Mr Glynn - They were only recognised in America on the 25th May last.

Mr WATSON - Then there is some excuse for our inaction. I think that everybody will agree that the suggestion of the Tariff Commission in this particular connexion is a very wise one indeed. But the very fact that that body points to molasses being used for methylating purposes indicates that for the purpose of blending with grape wine spirit the spirit could be produced equally cheaply. Consequently it does not require the amount of protection that it is proposed to extend to .it. I do not for a moment suggest that molasses spirit is not wholesome, but I do contend that it is not right to give to it a greater measure of protection than the circumstances of the case demand, or to allow if to be sold as "blended brandy " in the local market. To my mind, the term is a misnomer. It should be called blended rum, instead of blended brandy.

Mr DUGALD THOMSON (NORTH SYDNEY, NEW SOUTH WALES) - What is the good of providing for 25 per cent, of pure grape spirit in any article?

Mr WATSON - I cannot say. The presence of that quantity of pure grape spirit in an article may have the effect of imparting a certain flavour to it.

Sir John Quick - It may be its foundation.

Mr WATSON - It may be a foundation, but it is rather too flimsy a foundation upon which to erect a superstructure which is worth anything. I think that the proposal of the Government has much to commend it to the common sense of honorable members. To extend to this class of spirit twice as much protection as it previously enjoyed is fairly liberal treatment, and I am prepared to go so far.
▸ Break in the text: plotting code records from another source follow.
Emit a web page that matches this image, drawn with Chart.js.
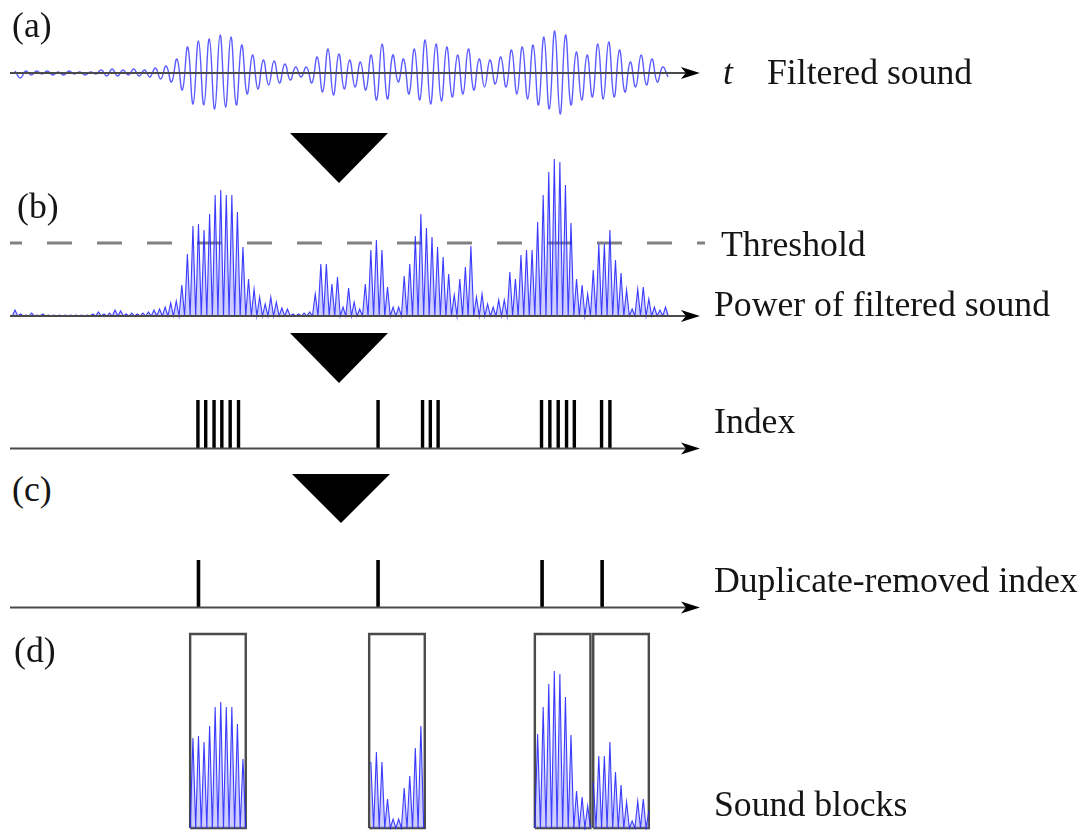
<!DOCTYPE html>
<html>
<head>
<meta charset="utf-8">
<script src="https://cdn.jsdelivr.net/npm/chart.js@4.4.1/dist/chart.umd.min.js"></script>
<style>
html, body { margin: 0; padding: 0; background: #fff; }
#page { position: relative; width: 1090px; height: 830px; overflow: hidden;
        font-family: 'Liberation Serif', 'Times New Roman', serif; color: #151515; }
#page canvas { position: absolute; left: 0; }
.lbl { position: absolute; font-size: 35.7px; line-height: 35px; white-space: nowrap; z-index: 2; }
.tri { position: absolute; width: 0; height: 0; border-left: 49px solid transparent;
       border-right: 49px solid transparent; border-top: 50px solid #000; }
</style>
</head>
<body>
<div id="page">
  <div class="tri" style="left:290px;top:133px"></div>
  <div class="tri" style="left:290px;top:333px"></div>
  <div class="tri" style="left:292px;top:474px;border-top-width:49px"></div>

  <canvas id="soundChart" width="1090" height="96" style="top:25px"></canvas>
  <canvas id="powerChart" width="1090" height="175" style="top:150px"></canvas>
  <canvas id="indexChart" width="1090" height="60" style="top:395px"></canvas>
  <canvas id="dedupChart" width="1090" height="65" style="top:550px"></canvas>
  <canvas id="blockChart" width="1090" height="202" style="top:628px"></canvas>

  <div class="lbl" style="left:12px;top:8px">(a)</div>
  <div class="lbl" style="left:723px;top:55px;font-style:italic">t</div>
  <div class="lbl" style="left:767px;top:55px">Filtered sound</div>
  <div class="lbl" style="left:17px;top:189px">(b)</div>
  <div class="lbl" style="left:721px;top:227px">Threshold</div>
  <div class="lbl" style="left:714px;top:287px">Power of filtered sound</div>
  <div class="lbl" style="left:714px;top:404px">Index</div>
  <div class="lbl" style="left:12px;top:472px">(c)</div>
  <div class="lbl" style="left:714px;top:563px">Duplicate-removed index</div>
  <div class="lbl" style="left:14px;top:633px">(d)</div>
  <div class="lbl" style="left:714px;top:787px">Sound blocks</div>
</div>

<script>
// (a) filtered sound: successive extrema, one per half period
const soundPeaks = [
  2, -5, 2, -2, 2, -1, 2, -2, 1, -2,
  2, -1, 1, -2, 1, -1, 3, -3, 4, -3,
  3, -2, 4, -3, 3, -4, 5, -6, 7, -9,
  14, -17, 26, -31, 32, -32, 34, -36, 38, -34,
  36, -32, 28, -21, 18, -16, 13, -12, 12, -10,
  9, -7, 6, -4, 6, -10, 16, -19, 24, -22,
  19, -16, 13, -14, 11, -17, 18, -27, 29, -26,
  18, -9, 14, -21, 24, -27, 33, -31, 29, -28,
  26, -24, 18, -21, 24, -17, 14, -14, 13, -11,
  16, -14, 23, -21, 26, -26, 28, -32, 36, -36,
  42, -41, 38, -32, 21, -27, 18, -24, 29, -26,
  31, -24, 23, -19, 11, -14, 18, -12, 14, -9,
  6, -4
];

// (b) power of filtered sound: one spike per sample step
const powerPeaks = [
  6, 2, 1, 3, 1, 2, 1, 1, 1, 1,
  1, 1, 1, 1, 2, 4, 2, 3, 6, 5,
  2, 3, 2, 3,
  4, 6, 7, 9, 13, 15, 31, 62, 90, 92,
  86, 102, 121, 126, 121, 121, 104, 69, 37, 27,
  19, 12, 19, 14, 8, 7, 2, 2, 3, 4,
  22, 52, 52, 32, 39, 9, 28, 14, 7, 32,
  66, 76, 66, 29, 9, 9, 40, 52, 80, 102,
  88, 79, 69, 59, 42, 21, 37, 49, 70, 19,
  22, 12, 9, 16, 16, 44, 37, 61, 66, 66,
  94, 121, 144, 157, 154, 131, 93, 37, 31, 22,
  46, 72, 72, 86, 56, 43, 26, 7, 27, 29,
  17, 9, 6, 9
];
const powerFloor = 0;
const threshold = 73;

// index positions (in power sample steps)
const indexMarks = [32.9, 34.3, 35.8, 37.2, 38.7, 40.2, 65.3, 73.3, 74.7, 76.1,
                    94.7, 96.2, 97.7, 99.2, 100.6, 105.5, 107.0];
const dedupMarks = [33.0, 65.3, 94.8, 105.6];

// sound block windows
const blockStarts = [31.5, 63.7, 93.5, 104.0];
const blockLength = 10;
const blockHeight = 194;

// ---- layout (x ranges in each series' own step units) ----
const SOUND_RANGE = [-2.78, 199.18];
const SOUND_AXIS = [-0.93, 126.9];
const POWER_RANGE = [-2.70, 193.35];
const POWER_AXIS = [-0.9, 123.2];

const axisArrow = {
  id: 'axisArrow',
  afterDatasetsDraw(chart, args, opts) {
    if (!opts.show) return;
    const { ctx, scales: { x, y } } = chart;
    const x0 = x.getPixelForValue(opts.from);
    const x1 = x.getPixelForValue(opts.to);
    const yy = y.getPixelForValue(0);
    ctx.save();
    ctx.strokeStyle = opts.color || '#555';
    ctx.lineWidth = 2.2;
    ctx.beginPath();
    ctx.moveTo(x0, yy);
    ctx.lineTo(x1 - 12, yy);
    ctx.stroke();
    ctx.fillStyle = '#000';
    ctx.beginPath();
    ctx.moveTo(x1, yy);
    ctx.lineTo(x1 - 19, yy - 6);
    ctx.lineTo(x1 - 14, yy);
    ctx.lineTo(x1 - 19, yy + 6);
    ctx.closePath();
    ctx.fill();
    ctx.restore();
  }
};
Chart.register(axisArrow);

function baseOptions(xRange, yRange, axis) {
  return {
    responsive: false,
    animation: false,
    events: [],
    layout: { padding: 0 },
    elements: { point: { radius: 0 } },
    plugins: {
      legend: { display: false },
      tooltip: { enabled: false },
      axisArrow: axis ? { show: true, from: axis[0], to: axis[1], color: '#4a4a4a' } : { show: false }
    },
    scales: {
      x: { type: 'linear', display: false, min: xRange[0], max: xRange[1] },
      y: { display: false, min: yRange[0], max: yRange[1] }
    }
  };
}

// zigzag of power spikes between floor values
function powerSeries(lo, hi) {
  const pts = [];
  powerPeaks.forEach((p, m) => {
    pts.push({ x: m - 0.5, y: powerFloor });
    pts.push({ x: m, y: p });
  });
  pts.push({ x: powerPeaks.length - 0.5, y: powerFloor });
  return pts.filter(pt => pt.x >= lo && pt.x <= hi);
}

function markSeries(marks, height) {
  const pts = [];
  marks.forEach(v => {
    pts.push({ x: v, y: 0 }, { x: v, y: height }, { x: v, y: null });
  });
  return pts;
}

const waveStyle = {
  borderColor: 'rgba(30, 30, 255, 0.85)',
  borderWidth: 1.1,
  backgroundColor: 'rgba(130, 130, 255, 0.4)',
  fill: 'origin',
  tension: 0,
  pointRadius: 0
};

// (a)
new Chart(document.getElementById('soundChart'), {
  type: 'line',
  data: {
    datasets: [{
      data: soundPeaks.map((v, j) => ({ x: j, y: v })),
      borderColor: 'rgba(50, 50, 255, 0.8)',
      borderWidth: 1.4,
      tension: 0.45,
      fill: false,
      pointRadius: 0
    }]
  },
  options: baseOptions(SOUND_RANGE, [-48, 48], SOUND_AXIS)
});

// (b)
new Chart(document.getElementById('powerChart'), {
  type: 'line',
  data: {
    datasets: [
      Object.assign({ data: powerSeries(-1, 999) }, waveStyle),
      {
        data: [{ x: -0.9, y: threshold }, { x: 124.1, y: threshold }],
        borderColor: '#808080',
        borderWidth: 3,
        borderDash: [25, 25],
        borderDashOffset: 13,
        pointRadius: 0,
        fill: false
      }
    ]
  },
  options: baseOptions(POWER_RANGE, [-9, 166], POWER_AXIS)
});

// index
new Chart(document.getElementById('indexChart'), {
  type: 'line',
  data: {
    datasets: [{
      data: markSeries(indexMarks, 1),
      borderColor: '#000',
      borderWidth: 3.4,
      spanGaps: false,
      pointRadius: 0
    }]
  },
  options: baseOptions(POWER_RANGE, [-0.134, 1.103], POWER_AXIS)
});

// (c) duplicate-removed index
new Chart(document.getElementById('dedupChart'), {
  type: 'line',
  data: {
    datasets: [{
      data: markSeries(dedupMarks, 1),
      borderColor: '#000',
      borderWidth: 3.6,
      spanGaps: false,
      pointRadius: 0
    }]
  },
  options: baseOptions(POWER_RANGE, [-0.158, 1.2105], POWER_AXIS)
});

// (d) sound blocks
const blockSets = [];
blockStarts.forEach(s => {
  const e = s + blockLength;
  blockSets.push(Object.assign({ data: powerSeries(s, e) }, waveStyle));
  blockSets.push({
    data: [{ x: s, y: 0 }, { x: s, y: blockHeight }, { x: e, y: blockHeight }, { x: e, y: 0 }, { x: s, y: 0 }],
    borderColor: '#4a4a4a',
    borderWidth: 2.4,
    fill: false,
    tension: 0,
    pointRadius: 0
  });
});
new Chart(document.getElementById('blockChart'), {
  type: 'line',
  data: { datasets: blockSets },
  options: baseOptions(POWER_RANGE, [-2, 200], null)
});
</script>
</body>
</html>
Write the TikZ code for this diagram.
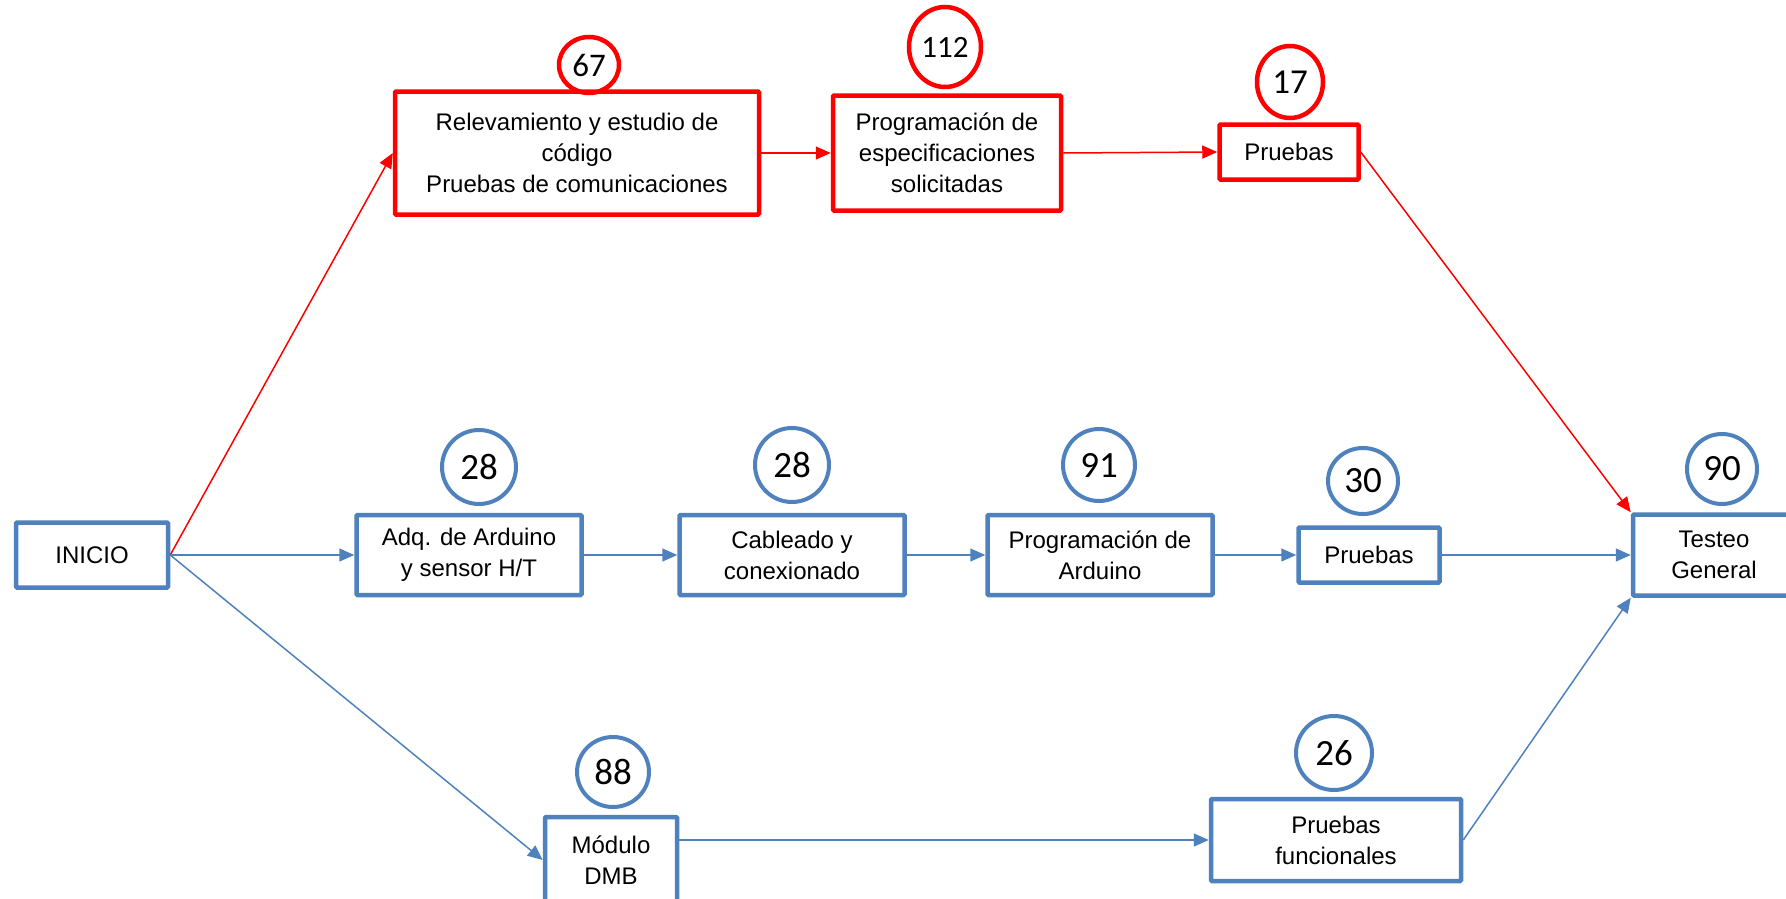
\documentclass[tikz,border=0pt]{standalone}
\usepackage{fontspec}
\setmainfont{Liberation Sans}
\newfontfamily\numfont{Carlito}
\usepackage{xcolor}
\usepackage{tikz}
\usetikzlibrary{positioning,arrows.meta,shapes.geometric}
\definecolor{ofblue}{RGB}{79,129,189}
\definecolor{ofred}{RGB}{255,0,0}
\tikzset{
  redblk/.style  ={draw=ofred, line width=4.5pt, rectangle, rounded corners=1pt, align=center, fill=white, font=\fontsize{24}{31}\selectfont},
  blueblk/.style ={draw=ofblue, line width=4.5pt, rectangle, rounded corners=1pt, align=center, fill=white, font=\fontsize{24}{31}\selectfont},
  redcirc/.style ={draw=ofred, line width=4.5pt, ellipse, inner sep=0pt, font=\numfont\fontsize{33}{33}\selectfont},
  bluecirc/.style={draw=ofblue, line width=4pt, ellipse, inner sep=0pt, font=\numfont\fontsize{37}{37}\selectfont},
  redarr/.style  ={-{Triangle[length=15pt,width=13pt]}, draw=ofred, line width=1.5pt},
  bluearr/.style ={-{Triangle[length=15pt,width=13pt]}, draw=ofblue, line width=1.5pt},
}
\begin{document}
\begin{tikzpicture}[x=1pt,y=-1pt]
    \useasboundingbox (0,0) rectangle (1786,899);
    % tareas
    \node[blueblk, minimum width=152pt, minimum height=65pt]  (ini)   at (92,555)   {INICIO};
    \node[redblk,  minimum width=364pt, minimum height=123pt] (rel)   at (577,153)  {Relevamiento y estudio de\\código\\Pruebas de comunicaciones};
    \node[redblk,  minimum width=228pt, minimum height=115pt] (prog)  at (947,153)  {Programación de\\especificaciones\\solicitadas};
    \node[redblk,  minimum width=139pt, minimum height=55pt]  (pru1)  at (1289,152) {Pruebas};
    \node[blueblk, minimum width=225pt, minimum height=80pt]  (adq)   at (469,555)  {Adq. de Arduino\\y sensor H/T};
    \node[blueblk, minimum width=225pt, minimum height=80pt]  (cab)   at (792,555)  {Cableado y\\conexionado};
    \node[blueblk, minimum width=225pt, minimum height=80pt]  (parq)  at (1100,555) {Programación de\\Arduino};
    \node[blueblk, minimum width=141pt, minimum height=55pt]  (pru2)  at (1369,555) {Pruebas};
    \node[blueblk, minimum width=162pt, minimum height=81pt]  (test)  at (1714,555) {Testeo\\General};
    \node[blueblk, minimum width=132pt, minimum height=86pt]  (mod)   at (611,860)  {Módulo\\DMB};
    \node[blueblk, minimum width=250pt, minimum height=82pt]  (pfun)  at (1336,840) {Pruebas\\funcionales};
    % duraciones
    \node[redcirc,  minimum width=60pt, minimum height=56pt] (d67)  at (589,65)   {67};
    \node[redcirc,  minimum width=72pt, minimum height=80pt, font=\numfont\fontsize{31}{31}\selectfont] (d112) at (945,47) {112};
    \node[redcirc,  minimum width=66pt, minimum height=72pt, font=\numfont\fontsize{35}{35}\selectfont] (d17)  at (1290,82)  {17};
    \node[bluecirc, minimum width=74pt, minimum height=74pt] (d28a) at (479,467)  {28};
    \node[bluecirc, minimum width=74pt, minimum height=74pt] (d28b) at (792,465)  {28};
    \node[bluecirc, minimum width=72pt, minimum height=72pt] (d91)  at (1099,465) {91};
    \node[bluecirc, minimum width=70pt, minimum height=66pt] (d30)  at (1363,481) {30};
    \node[bluecirc, minimum width=70pt, minimum height=70pt] (d90)  at (1722,469) {90};
    \node[bluecirc, minimum width=72pt, minimum height=70pt] (d88)  at (613,772)  {88};
    \node[bluecirc, minimum width=76pt, minimum height=74pt] (d26)  at (1334,753) {26};
    % camino critico
    \draw[redarr] (ini.east) -- (rel.west);
    \draw[redarr] (rel.east) -- (prog.west);
    \draw[redarr] (prog.east) -- (pru1.west);
    \draw[redarr] (pru1.east) -- (test.north west);
    % resto
    \draw[bluearr] (ini.east) -- (adq.west);
    \draw[bluearr] (adq.east) -- (cab.west);
    \draw[bluearr] (cab.east) -- (parq.west);
    \draw[bluearr] (parq.east) -- (pru2.west);
    \draw[bluearr] (pru2.east) -- (test.west);
    \draw[bluearr] (ini.east) -- (mod.west);
    \draw[bluearr] (mod.east |- pfun.west) -- (pfun.west);
    \draw[bluearr] (pfun.east) -- (test.south west);
\end{tikzpicture}
\end{document}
But if we allow the Excise upon this so-called blended brandy to approach within is. per gallon of that which is levied upon pure grape brandy the distillers of the latter article will be placed at a great disadvantage in fighting the former upon the Australian market. In other words, we shall discourage the use of grape spirit, and I do not know whether honorable members can contemplate that state of affairs with equanimity. I admit that the honorable member for Moira has suggested that to overcome the difficulty we might reduce the Excise upon pure grape brandy, so as to allow it a preference of 5s. per gallon as against the imported article. But I am of opinion that by levying these comparatively low Excise duties, and by retaining the import duty at 14s. per gallon, we shall commit ourselves to a sufficiently heavy loss of revenue.

Mr Page - How does the loss of revenue come in ?

Mr WATSON - The loss will be consequent upon the larger consumption of spirits which are locally produced, and upon which a lower rate of duty will be collected. I intend to support the Government proposal.